**REQUIRED TASK**
Write out exactly the lines between the line containing "Recreate this image" and the line containing "name_size = [36, 35, 24]", including both of those lines, and nothing more.

**INFORMATION PROVIDED**
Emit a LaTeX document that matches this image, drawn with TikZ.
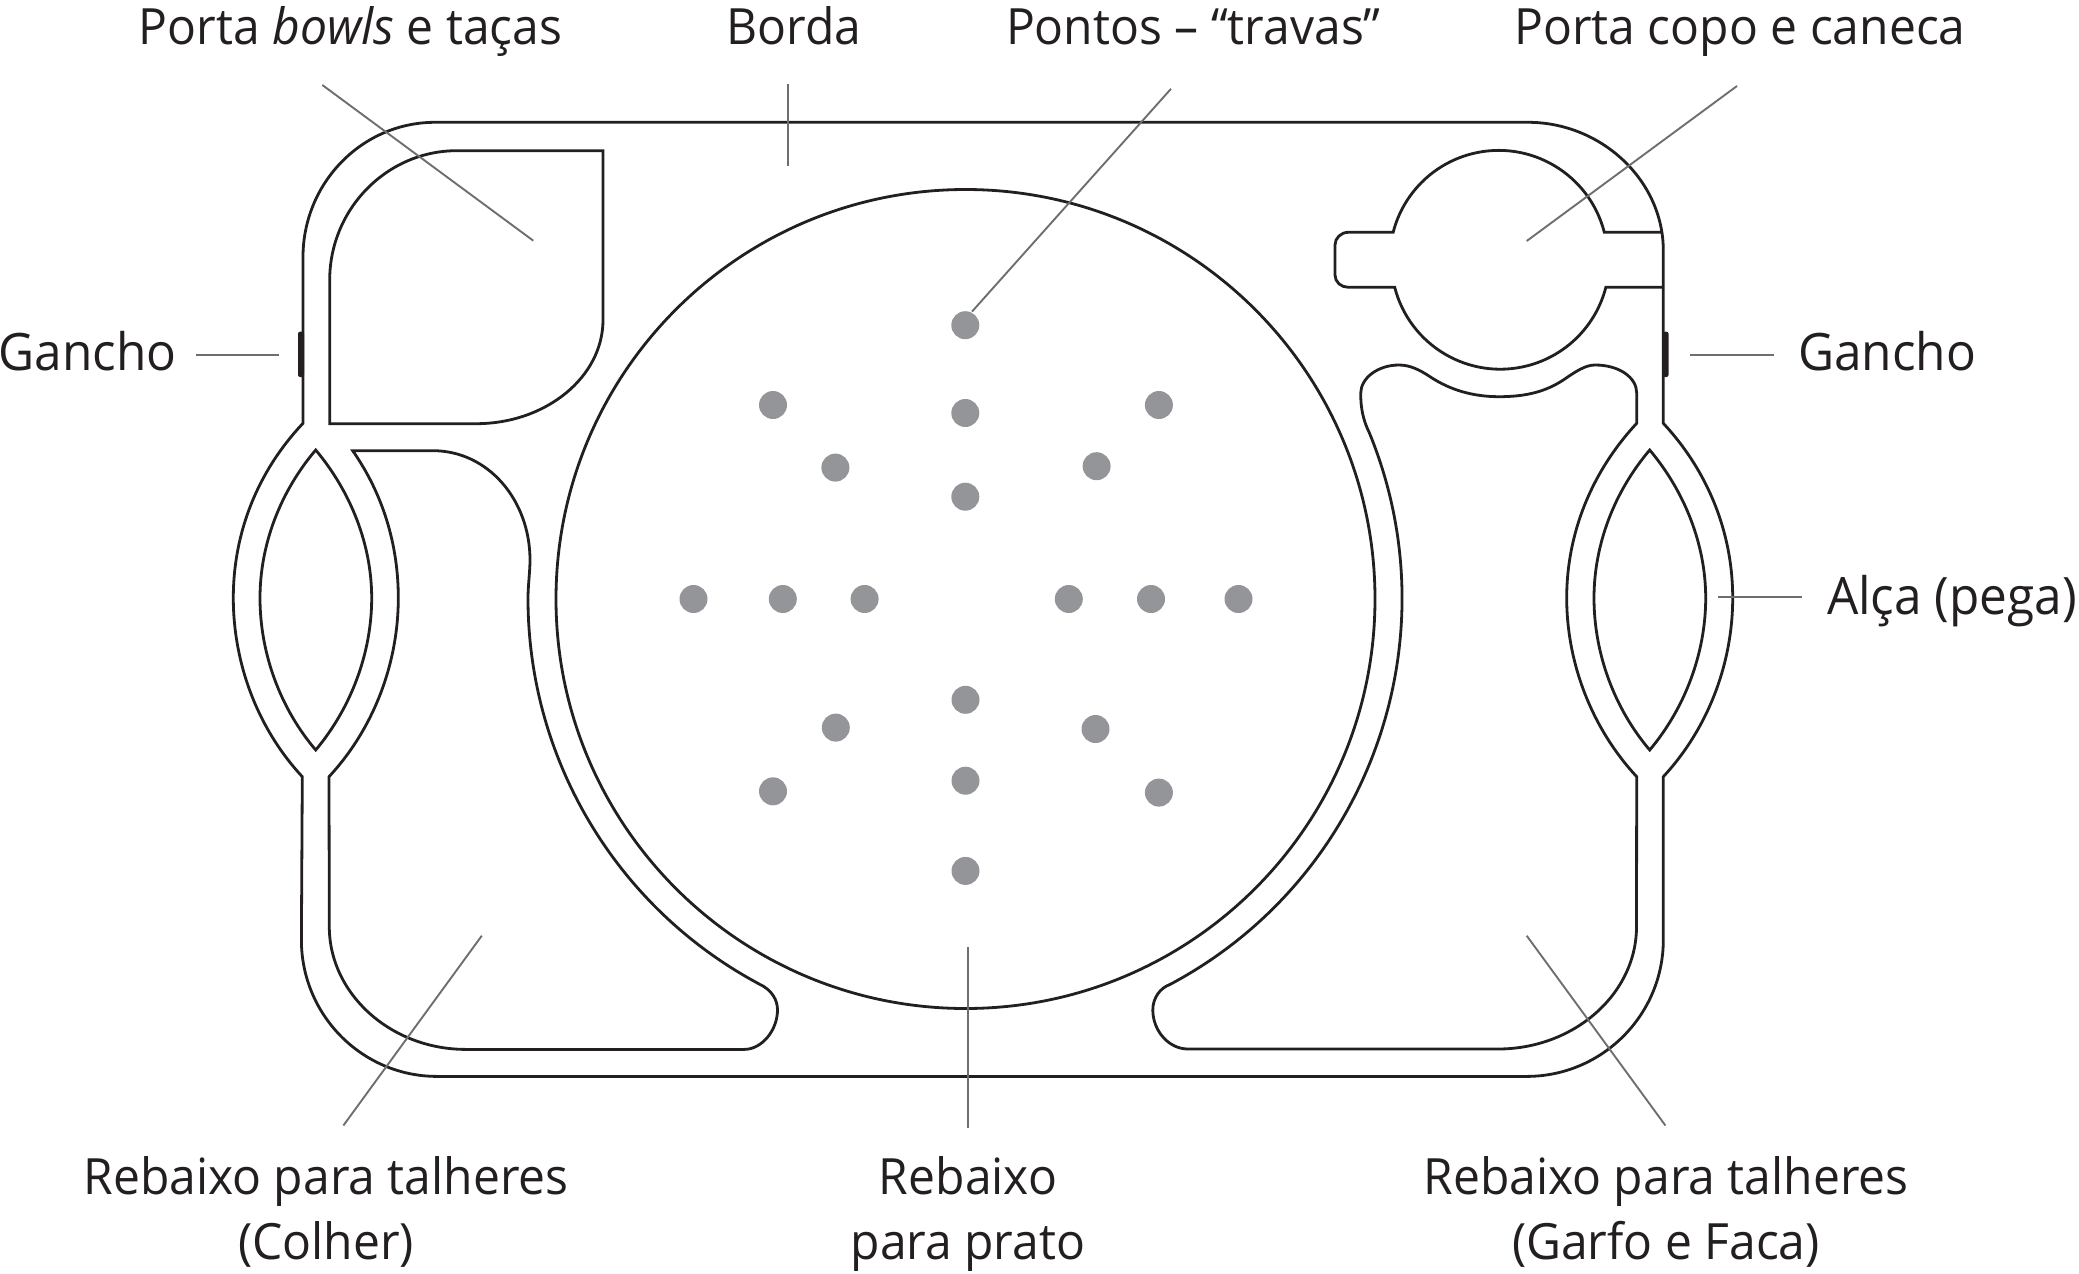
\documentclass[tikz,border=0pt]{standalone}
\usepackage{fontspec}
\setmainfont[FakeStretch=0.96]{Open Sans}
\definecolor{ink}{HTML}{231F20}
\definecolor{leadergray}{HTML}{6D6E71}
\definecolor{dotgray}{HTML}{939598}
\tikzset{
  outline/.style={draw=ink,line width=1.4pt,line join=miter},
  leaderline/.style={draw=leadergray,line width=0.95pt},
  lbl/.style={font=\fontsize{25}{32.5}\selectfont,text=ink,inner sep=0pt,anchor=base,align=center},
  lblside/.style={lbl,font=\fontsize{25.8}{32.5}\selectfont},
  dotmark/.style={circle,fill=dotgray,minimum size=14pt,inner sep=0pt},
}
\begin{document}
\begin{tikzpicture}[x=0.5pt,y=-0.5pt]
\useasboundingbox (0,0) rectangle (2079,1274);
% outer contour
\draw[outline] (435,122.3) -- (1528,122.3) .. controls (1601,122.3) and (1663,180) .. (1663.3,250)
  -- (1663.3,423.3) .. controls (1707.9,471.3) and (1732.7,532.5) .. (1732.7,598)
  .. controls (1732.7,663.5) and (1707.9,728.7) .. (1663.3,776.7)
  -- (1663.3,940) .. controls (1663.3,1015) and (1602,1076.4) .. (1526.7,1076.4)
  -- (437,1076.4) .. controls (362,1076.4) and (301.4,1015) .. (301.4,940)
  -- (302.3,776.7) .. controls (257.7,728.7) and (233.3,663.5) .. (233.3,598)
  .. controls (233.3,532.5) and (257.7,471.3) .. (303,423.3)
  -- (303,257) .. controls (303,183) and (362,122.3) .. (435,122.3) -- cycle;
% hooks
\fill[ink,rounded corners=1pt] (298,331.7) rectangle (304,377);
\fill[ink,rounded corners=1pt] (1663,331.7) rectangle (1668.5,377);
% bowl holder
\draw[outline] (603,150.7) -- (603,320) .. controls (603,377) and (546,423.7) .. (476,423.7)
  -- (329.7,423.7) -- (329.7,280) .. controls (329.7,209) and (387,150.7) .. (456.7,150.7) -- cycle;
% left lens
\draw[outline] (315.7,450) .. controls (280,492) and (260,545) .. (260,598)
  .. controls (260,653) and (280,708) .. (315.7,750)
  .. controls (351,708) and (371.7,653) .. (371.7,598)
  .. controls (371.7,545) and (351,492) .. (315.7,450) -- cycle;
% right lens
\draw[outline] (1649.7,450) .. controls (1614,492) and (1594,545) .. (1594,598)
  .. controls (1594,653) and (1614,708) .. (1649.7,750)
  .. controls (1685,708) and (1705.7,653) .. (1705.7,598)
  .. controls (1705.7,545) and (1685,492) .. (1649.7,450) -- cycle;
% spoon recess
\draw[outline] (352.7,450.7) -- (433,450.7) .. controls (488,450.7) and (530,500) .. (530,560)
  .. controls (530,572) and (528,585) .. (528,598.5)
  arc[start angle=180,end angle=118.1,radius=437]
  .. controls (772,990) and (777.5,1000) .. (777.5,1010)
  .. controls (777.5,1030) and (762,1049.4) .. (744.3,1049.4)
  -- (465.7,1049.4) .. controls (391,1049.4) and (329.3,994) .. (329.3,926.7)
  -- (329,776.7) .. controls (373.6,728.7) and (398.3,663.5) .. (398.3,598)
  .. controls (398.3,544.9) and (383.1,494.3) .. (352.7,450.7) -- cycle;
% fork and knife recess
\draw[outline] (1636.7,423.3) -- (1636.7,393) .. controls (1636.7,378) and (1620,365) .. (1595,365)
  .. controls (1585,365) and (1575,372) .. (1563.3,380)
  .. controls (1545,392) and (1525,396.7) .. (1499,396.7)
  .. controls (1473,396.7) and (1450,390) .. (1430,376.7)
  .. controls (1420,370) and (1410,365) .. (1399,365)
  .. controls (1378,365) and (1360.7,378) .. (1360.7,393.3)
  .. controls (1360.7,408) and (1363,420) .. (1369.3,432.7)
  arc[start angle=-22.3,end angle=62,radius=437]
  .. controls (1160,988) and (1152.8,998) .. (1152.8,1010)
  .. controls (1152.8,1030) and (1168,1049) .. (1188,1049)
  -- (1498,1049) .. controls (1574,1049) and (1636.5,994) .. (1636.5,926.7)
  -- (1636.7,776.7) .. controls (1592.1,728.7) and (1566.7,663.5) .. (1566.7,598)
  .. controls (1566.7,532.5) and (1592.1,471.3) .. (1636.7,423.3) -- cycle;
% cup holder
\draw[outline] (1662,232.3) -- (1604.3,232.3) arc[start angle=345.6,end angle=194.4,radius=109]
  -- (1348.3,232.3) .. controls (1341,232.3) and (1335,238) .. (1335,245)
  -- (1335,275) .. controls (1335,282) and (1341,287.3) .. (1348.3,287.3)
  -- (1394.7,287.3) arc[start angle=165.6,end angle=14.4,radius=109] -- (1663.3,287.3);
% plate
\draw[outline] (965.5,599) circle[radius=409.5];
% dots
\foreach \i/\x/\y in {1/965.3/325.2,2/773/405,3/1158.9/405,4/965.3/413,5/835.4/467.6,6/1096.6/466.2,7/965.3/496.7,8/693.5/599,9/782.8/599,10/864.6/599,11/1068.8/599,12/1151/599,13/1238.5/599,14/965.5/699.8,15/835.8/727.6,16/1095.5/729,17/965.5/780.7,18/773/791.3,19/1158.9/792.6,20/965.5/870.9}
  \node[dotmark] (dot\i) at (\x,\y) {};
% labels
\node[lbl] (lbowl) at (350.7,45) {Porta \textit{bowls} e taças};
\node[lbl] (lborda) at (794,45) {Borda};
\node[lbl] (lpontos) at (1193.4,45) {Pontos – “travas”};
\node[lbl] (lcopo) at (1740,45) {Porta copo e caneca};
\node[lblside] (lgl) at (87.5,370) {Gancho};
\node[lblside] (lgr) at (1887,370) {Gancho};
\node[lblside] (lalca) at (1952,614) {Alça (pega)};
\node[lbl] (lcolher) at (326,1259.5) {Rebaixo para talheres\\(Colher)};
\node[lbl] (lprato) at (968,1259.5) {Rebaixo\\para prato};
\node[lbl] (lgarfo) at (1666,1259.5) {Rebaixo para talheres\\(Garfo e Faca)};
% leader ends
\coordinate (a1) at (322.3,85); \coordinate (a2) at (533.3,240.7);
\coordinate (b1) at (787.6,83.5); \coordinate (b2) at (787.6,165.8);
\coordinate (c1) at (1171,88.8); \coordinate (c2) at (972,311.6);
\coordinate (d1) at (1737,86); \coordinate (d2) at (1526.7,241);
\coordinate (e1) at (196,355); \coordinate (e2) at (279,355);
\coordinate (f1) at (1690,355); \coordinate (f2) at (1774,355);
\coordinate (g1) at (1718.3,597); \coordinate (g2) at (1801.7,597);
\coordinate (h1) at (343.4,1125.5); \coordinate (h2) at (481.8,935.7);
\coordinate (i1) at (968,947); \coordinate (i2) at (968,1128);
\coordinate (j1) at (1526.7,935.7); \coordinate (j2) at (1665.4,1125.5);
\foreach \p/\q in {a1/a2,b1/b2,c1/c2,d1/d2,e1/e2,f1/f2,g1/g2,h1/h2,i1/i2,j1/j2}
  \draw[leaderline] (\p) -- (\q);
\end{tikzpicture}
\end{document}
...
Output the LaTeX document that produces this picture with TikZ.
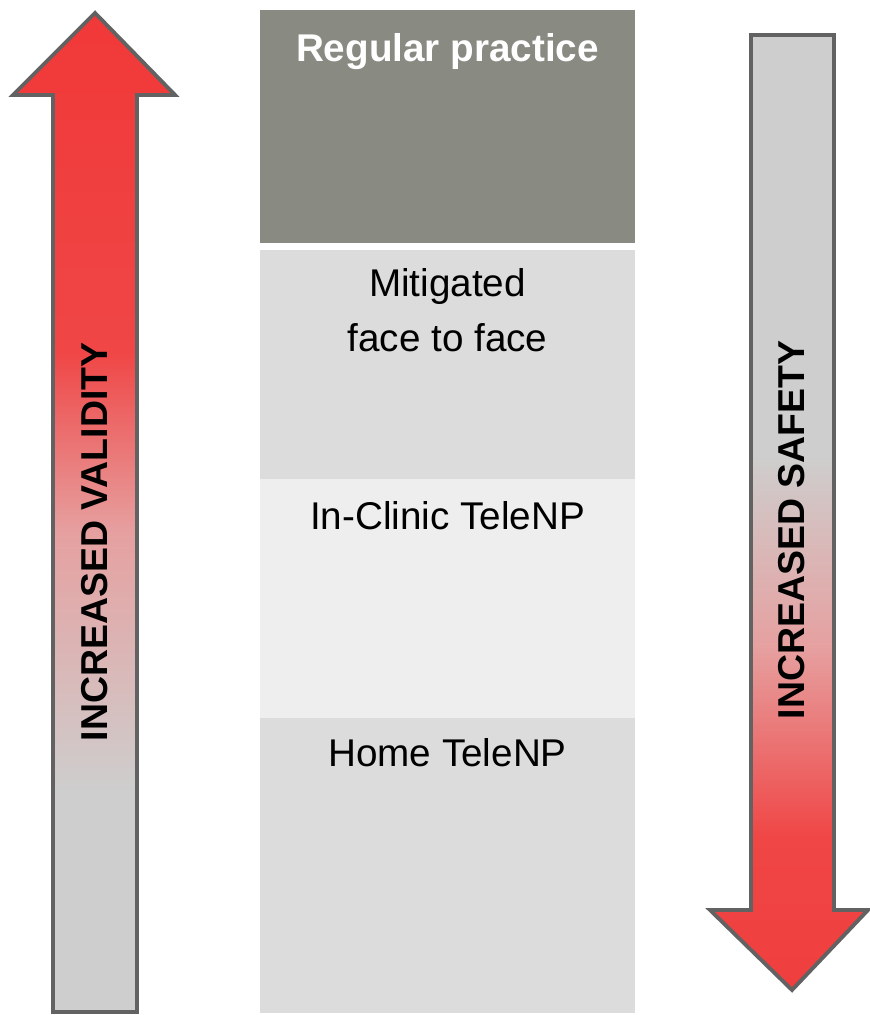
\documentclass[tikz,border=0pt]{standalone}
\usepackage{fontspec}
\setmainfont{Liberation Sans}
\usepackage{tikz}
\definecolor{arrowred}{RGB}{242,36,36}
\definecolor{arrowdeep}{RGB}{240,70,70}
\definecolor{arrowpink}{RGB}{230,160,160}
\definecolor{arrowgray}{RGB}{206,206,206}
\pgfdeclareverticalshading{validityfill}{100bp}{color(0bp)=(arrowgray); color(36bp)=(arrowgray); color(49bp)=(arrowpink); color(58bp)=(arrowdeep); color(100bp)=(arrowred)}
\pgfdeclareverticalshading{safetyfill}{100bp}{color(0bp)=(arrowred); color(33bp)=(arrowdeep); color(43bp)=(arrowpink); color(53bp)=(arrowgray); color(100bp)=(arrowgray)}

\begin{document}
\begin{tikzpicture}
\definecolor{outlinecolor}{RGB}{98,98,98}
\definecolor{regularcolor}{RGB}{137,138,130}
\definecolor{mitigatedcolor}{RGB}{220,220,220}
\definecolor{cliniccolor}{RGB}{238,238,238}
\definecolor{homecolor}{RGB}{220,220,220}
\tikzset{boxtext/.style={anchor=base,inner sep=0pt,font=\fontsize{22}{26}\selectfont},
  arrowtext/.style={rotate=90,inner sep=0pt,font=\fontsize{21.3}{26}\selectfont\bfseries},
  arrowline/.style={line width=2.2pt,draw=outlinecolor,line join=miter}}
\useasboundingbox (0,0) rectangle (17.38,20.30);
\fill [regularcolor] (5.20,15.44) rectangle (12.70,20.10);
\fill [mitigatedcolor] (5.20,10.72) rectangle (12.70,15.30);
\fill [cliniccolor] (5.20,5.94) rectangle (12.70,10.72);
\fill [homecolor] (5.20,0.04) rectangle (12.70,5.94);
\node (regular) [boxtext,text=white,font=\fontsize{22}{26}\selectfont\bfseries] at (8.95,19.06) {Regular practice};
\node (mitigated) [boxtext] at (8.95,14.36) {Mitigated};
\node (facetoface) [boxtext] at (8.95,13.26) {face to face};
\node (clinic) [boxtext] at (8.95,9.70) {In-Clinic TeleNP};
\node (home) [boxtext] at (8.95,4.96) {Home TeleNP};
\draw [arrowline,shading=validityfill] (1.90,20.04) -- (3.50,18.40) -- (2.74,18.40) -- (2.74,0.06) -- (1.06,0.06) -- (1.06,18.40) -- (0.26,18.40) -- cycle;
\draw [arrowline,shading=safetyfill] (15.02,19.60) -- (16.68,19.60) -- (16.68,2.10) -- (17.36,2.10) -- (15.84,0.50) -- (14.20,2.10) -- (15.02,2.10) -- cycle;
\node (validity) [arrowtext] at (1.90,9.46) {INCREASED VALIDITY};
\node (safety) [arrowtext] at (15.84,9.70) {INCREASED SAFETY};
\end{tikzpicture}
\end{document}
---
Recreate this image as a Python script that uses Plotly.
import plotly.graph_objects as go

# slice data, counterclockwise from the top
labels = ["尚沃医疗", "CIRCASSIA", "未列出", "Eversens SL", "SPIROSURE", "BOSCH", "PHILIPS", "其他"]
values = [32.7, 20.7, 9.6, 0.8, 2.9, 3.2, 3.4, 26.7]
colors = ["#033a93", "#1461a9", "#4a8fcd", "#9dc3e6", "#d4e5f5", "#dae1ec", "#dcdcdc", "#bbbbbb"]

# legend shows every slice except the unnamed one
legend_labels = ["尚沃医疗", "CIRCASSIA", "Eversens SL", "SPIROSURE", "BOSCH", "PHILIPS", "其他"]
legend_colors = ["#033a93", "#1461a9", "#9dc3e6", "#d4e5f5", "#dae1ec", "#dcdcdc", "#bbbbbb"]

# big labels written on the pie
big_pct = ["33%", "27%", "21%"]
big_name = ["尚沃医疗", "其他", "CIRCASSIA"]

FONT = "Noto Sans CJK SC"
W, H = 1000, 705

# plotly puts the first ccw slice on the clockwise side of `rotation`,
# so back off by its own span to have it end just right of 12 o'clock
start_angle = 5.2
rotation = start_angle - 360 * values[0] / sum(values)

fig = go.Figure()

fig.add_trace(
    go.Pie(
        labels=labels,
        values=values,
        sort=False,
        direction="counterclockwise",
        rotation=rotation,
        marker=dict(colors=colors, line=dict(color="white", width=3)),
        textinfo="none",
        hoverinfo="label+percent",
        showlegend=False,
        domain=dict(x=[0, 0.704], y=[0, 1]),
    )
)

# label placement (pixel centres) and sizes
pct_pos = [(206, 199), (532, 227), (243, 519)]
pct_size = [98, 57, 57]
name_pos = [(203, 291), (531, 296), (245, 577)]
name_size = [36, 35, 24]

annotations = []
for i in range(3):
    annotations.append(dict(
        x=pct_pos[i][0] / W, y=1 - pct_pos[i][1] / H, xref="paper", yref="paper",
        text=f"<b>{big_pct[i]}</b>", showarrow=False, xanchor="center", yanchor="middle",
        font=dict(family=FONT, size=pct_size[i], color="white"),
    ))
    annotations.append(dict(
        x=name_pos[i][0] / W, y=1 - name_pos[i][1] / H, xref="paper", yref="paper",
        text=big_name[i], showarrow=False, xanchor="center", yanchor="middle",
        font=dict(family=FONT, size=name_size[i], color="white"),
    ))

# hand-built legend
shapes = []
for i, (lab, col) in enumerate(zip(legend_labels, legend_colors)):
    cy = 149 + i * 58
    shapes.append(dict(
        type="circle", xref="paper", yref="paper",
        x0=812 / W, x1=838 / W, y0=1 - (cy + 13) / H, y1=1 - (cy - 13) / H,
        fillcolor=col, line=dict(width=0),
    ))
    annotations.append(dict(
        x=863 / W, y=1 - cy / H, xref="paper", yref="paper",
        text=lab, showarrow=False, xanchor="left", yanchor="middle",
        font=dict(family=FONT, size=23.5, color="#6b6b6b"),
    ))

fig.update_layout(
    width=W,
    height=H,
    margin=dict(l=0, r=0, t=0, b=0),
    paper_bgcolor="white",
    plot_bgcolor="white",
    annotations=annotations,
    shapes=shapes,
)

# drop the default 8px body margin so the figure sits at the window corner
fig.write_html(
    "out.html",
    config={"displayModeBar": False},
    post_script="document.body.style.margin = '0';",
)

**ANSWER TO THE PROBLEM**
Recreate this image as a Python script that uses Plotly.
import plotly.graph_objects as go

# slice data, counterclockwise from the top
labels = ["尚沃医疗", "CIRCASSIA", "未列出", "Eversens SL", "SPIROSURE", "BOSCH", "PHILIPS", "其他"]
values = [32.7, 20.7, 9.6, 0.8, 2.9, 3.2, 3.4, 26.7]
colors = ["#033a93", "#1461a9", "#4a8fcd", "#9dc3e6", "#d4e5f5", "#dae1ec", "#dcdcdc", "#bbbbbb"]

# legend shows every slice except the unnamed one
legend_labels = ["尚沃医疗", "CIRCASSIA", "Eversens SL", "SPIROSURE", "BOSCH", "PHILIPS", "其他"]
legend_colors = ["#033a93", "#1461a9", "#9dc3e6", "#d4e5f5", "#dae1ec", "#dcdcdc", "#bbbbbb"]

# big labels written on the pie
big_pct = ["33%", "27%", "21%"]
big_name = ["尚沃医疗", "其他", "CIRCASSIA"]

FONT = "Noto Sans CJK SC"
W, H = 1000, 705

# plotly puts the first ccw slice on the clockwise side of `rotation`,
# so back off by its own span to have it end just right of 12 o'clock
start_angle = 5.2
rotation = start_angle - 360 * values[0] / sum(values)

fig = go.Figure()

fig.add_trace(
    go.Pie(
        labels=labels,
        values=values,
        sort=False,
        direction="counterclockwise",
        rotation=rotation,
        marker=dict(colors=colors, line=dict(color="white", width=3)),
        textinfo="none",
        hoverinfo="label+percent",
        showlegend=False,
        domain=dict(x=[0, 0.704], y=[0, 1]),
    )
)

# label placement (pixel centres) and sizes
pct_pos = [(206, 199), (532, 227), (243, 519)]
pct_size = [98, 57, 57]
name_pos = [(203, 291), (531, 296), (245, 577)]
name_size = [36, 35, 24]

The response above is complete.